A unified collection of algorithms
has been developed that accurately locates peaks and calculates their
area using only reproducible mathematical operations and no user-selected
parameters. As shown in Figure 1, the method consists of three steps:
1) statistical characterization of the data set and an analyte-free
background spectrum; 2) data set segmentation to determine "strategic
points"; and 3) deflation of the number of strategic points guided
by the statistical properties of the data sets. The final deflated
set of strategic points consists of groups of three points that define
the beginning, center, and end of each peak in the data. For closely
spaced peaks the strategic point that defines the end of one peak
may also define the beginning of the next. Finally, a polygonal fitting
routine is used to calculate relative peak area.
The time-series segmentation algorithm
at the heart of the method consists of two steps. The first portion
(2a) requires the selection of the strategic points. These points
are selected based on an iterative procedure that identifies points
whose orthogonal distance from the end-point connecting line segment
is greatest. Once a point with greatest orthogonal distance from the
mean has been identified, it joins the collection of strategic points
and, in turn, becomes an end-point for two new line segments from
which a point with greatest orthogonal distance is again found. This
numerical scheme is performed until the greatest orthogonal distance
to any end-point connecting line segment drops beneath a prescribed
threshold value. This threshold value is calculated from the statistical
properties of the data set. The selection of these points does not
require equally spaced data. The second phase of the algorithm (2b)
requires the solution of an optimization problem, specifically, locating
strategic point heights (that is, adjusting strategic y-axis values
associated strategic x-axis values) that minimize the sum of orthogonal
distance from raw data.

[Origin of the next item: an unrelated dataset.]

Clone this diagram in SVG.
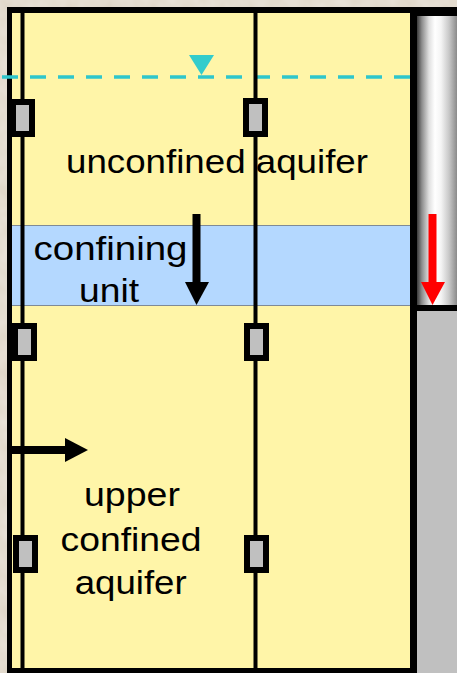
<svg xmlns="http://www.w3.org/2000/svg" width="457" height="673" viewBox="0 0 457 673">
  <style>
    .label { font-family: "Liberation Sans", Arial, sans-serif; font-size: 34px; fill: #000; }
    .well { stroke: #000; stroke-width: 4; fill: none; }
    .screen { fill: #C0C0C0; stroke: #000; stroke-width: 6; }
    .water { stroke: #2FC6CC; stroke-width: 3.5; stroke-dasharray: 16 12; fill: none; }
    .layer-edge { stroke: #7F8A96; stroke-width: 1; }
  </style>
  <defs>
    <filter id="stone" x="0" y="0" width="100%" height="100%">
      <feTurbulence type="fractalNoise" baseFrequency="0.06" numOctaves="3" seed="4" result="noise"/>
      <feColorMatrix in="noise" type="matrix" values="0 0 0 0 0.88  0 0 0 0 0.85  0 0 0 0 0.80  0 0 0 0.6 0" result="tint"/>
      <feComposite in="tint" in2="SourceGraphic" operator="over"/>
    </filter>
    <linearGradient id="casing" x1="0" y1="0" x2="1" y2="0">
      <stop offset="0" stop-color="#3A3A3A"/>
      <stop offset="0.12" stop-color="#8C8C8C"/>
      <stop offset="0.3" stop-color="#E0E0E0"/>
      <stop offset="0.45" stop-color="#FFFFFF"/>
      <stop offset="0.6" stop-color="#F4F4F4"/>
      <stop offset="0.8" stop-color="#C8C8C8"/>
      <stop offset="1" stop-color="#8A8A8A"/>
    </linearGradient>
  </defs>

  <!-- stone backdrop -->
  <rect x="0" y="0" width="457" height="673" fill="#DED5C6" filter="url(#stone)"/>

  <!-- cross-section frame and layers -->
  <g id="section">
    <rect x="7" y="7" width="450" height="666" fill="#000"/>
    <rect id="unconfined" x="12" y="13" width="398" height="655" fill="#FFF5A8"/>
    <g id="confining-unit">
      <rect x="12" y="225.5" width="398" height="80" fill="#B4D8FF"/>
      <line class="layer-edge" x1="12" y1="225.5" x2="410" y2="225.5"/>
      <line class="layer-edge" x1="12" y1="305.5" x2="410" y2="305.5"/>
    </g>
  </g>

  <!-- observation column on the right -->
  <g id="column">
    <rect x="417" y="16" width="40" height="289" fill="url(#casing)"/>
    <rect x="417" y="311" width="40" height="362" fill="#C0C0C0"/>
  </g>

  <!-- water table -->
  <g id="water-table">
    <line class="water" x1="2" y1="77" x2="410" y2="77"/>
    <polygon points="189,55 214,55 201.5,75" fill="#33CCCC"/>
  </g>

  <!-- wells with screens -->
  <g id="well-left">
    <line class="well" x1="22.5" y1="13" x2="22.5" y2="668"/>
    <rect class="screen" x="13" y="102" width="19" height="32"/>
    <rect class="screen" x="15" y="326" width="19" height="32"/>
    <rect class="screen" x="16" y="538" width="19" height="32"/>
  </g>
  <g id="well-middle">
    <line class="well" x1="255.5" y1="13" x2="255.5" y2="668"/>
    <rect class="screen" x="246" y="101" width="19" height="33"/>
    <rect class="screen" x="247" y="326" width="19" height="32"/>
    <rect class="screen" x="247" y="538" width="19" height="32"/>
  </g>

  <!-- flow arrows -->
  <g id="connectors">
    <g id="arrow-down-confining" fill="#000">
      <rect x="192.5" y="214" width="8" height="69"/>
      <polygon points="185,282 209,282 196.5,305"/>
    </g>
    <g id="arrow-down-column" fill="#FF0000">
      <rect x="428.5" y="214" width="8" height="69"/>
      <polygon points="421,282 445,282 432.5,305"/>
    </g>
    <g id="arrow-right" fill="#000">
      <rect x="12" y="446" width="54" height="8"/>
      <polygon points="65,438 65,462 88,450"/>
    </g>
  </g>

  <!-- labels -->
  <g id="label-unconfined">
    <text class="label" x="66" y="173" textLength="302" lengthAdjust="spacingAndGlyphs">unconfined aquifer</text>
  </g>
  <g id="label-confining">
    <text class="label" x="33.5" y="260" textLength="154" lengthAdjust="spacingAndGlyphs">confining</text>
    <text class="label" x="79" y="302" textLength="60" lengthAdjust="spacingAndGlyphs">unit</text>
  </g>
  <g id="label-upper-confined">
    <text class="label" x="84" y="506" textLength="96" lengthAdjust="spacingAndGlyphs">upper</text>
    <text class="label" x="60.5" y="551" textLength="141" lengthAdjust="spacingAndGlyphs">confined</text>
    <text class="label" x="74.7" y="594" textLength="112" lengthAdjust="spacingAndGlyphs">aquifer</text>
  </g>
</svg>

This problem is a nonlinear (and non-quadratic)
optimization problem that can be accomplished quickly using a modern
nonlinear programming algorithm. Parts 2a and 2b are collectively
called the Kearsley-Wallace method, which is an extension of the earlier
Douglas-Peucker method.
Figure 1 Method Flow Chart
Consider the polystyrene matrix-assisted
laser desorption ionization time-of-flight mass spectrum shown in
Figure 2 (black) and its complementary matrix-only background spectrum
(red). The resultant strategic points (green) defining peak beginning,
center, and end, and the relative peak areas (blue) are also shown.
Note that ion intensity is on a logarithmic scale, thus the small
peaks are significantly smaller than the main series of peaks. The
analysis of this was done without operator intervention of any sort.
The only input provided was the spectrum to be analyzed and an analyte
free spectrum to determine inherent instrument noise. The noise has
both chemical (e.g., improperly time focused ions) and electronic
(e.g., detector dark current) components. These noise elements span
a wide frequency range and cannot simply be smoothed out of the data
without distorting peak shape (and; therefore, peak area). Our experience
shows that the power spectrum of the noise cannot be predicted solely
from the experimental conditions; therefore, blind application of
smoothing and/or filtering algorithms will unintentionally remove
information from the data.
Figure 2. Sample polystyrene
MALDI TOF mass spectrum (black) and it complementary matrix -only
background spectrum (red).
Some of the additional strengths
of this method include the fact that it requires no knowledge of peak
shape and; furthermore, it requires no preprocessing of the data,
i.e., smoothing or baseline correction with their resultant distortion
of peak area. Lastly, the method does not require equal spacing of
data points (e.g., time-of-flight data can be processed in mass-space
where the points have a square root spacing). The one significant
weakness is that the method is more successful and efficient if a
blank (analyte-free) spectrum is used to calibrate instrument background
noise. (However, such a background spectrum is not strictly required.)
Future plans include the creation
of a publicly accessible, secure-Web-server application for online,
real-time application of the algorithm. We will also relay the method
to other standards-setting organizations for comment and to commercial
software vendors for implementation in their products. Lastly, we
have begun to tackle the much more subtle problem of automated, operator
independent baseline compensation.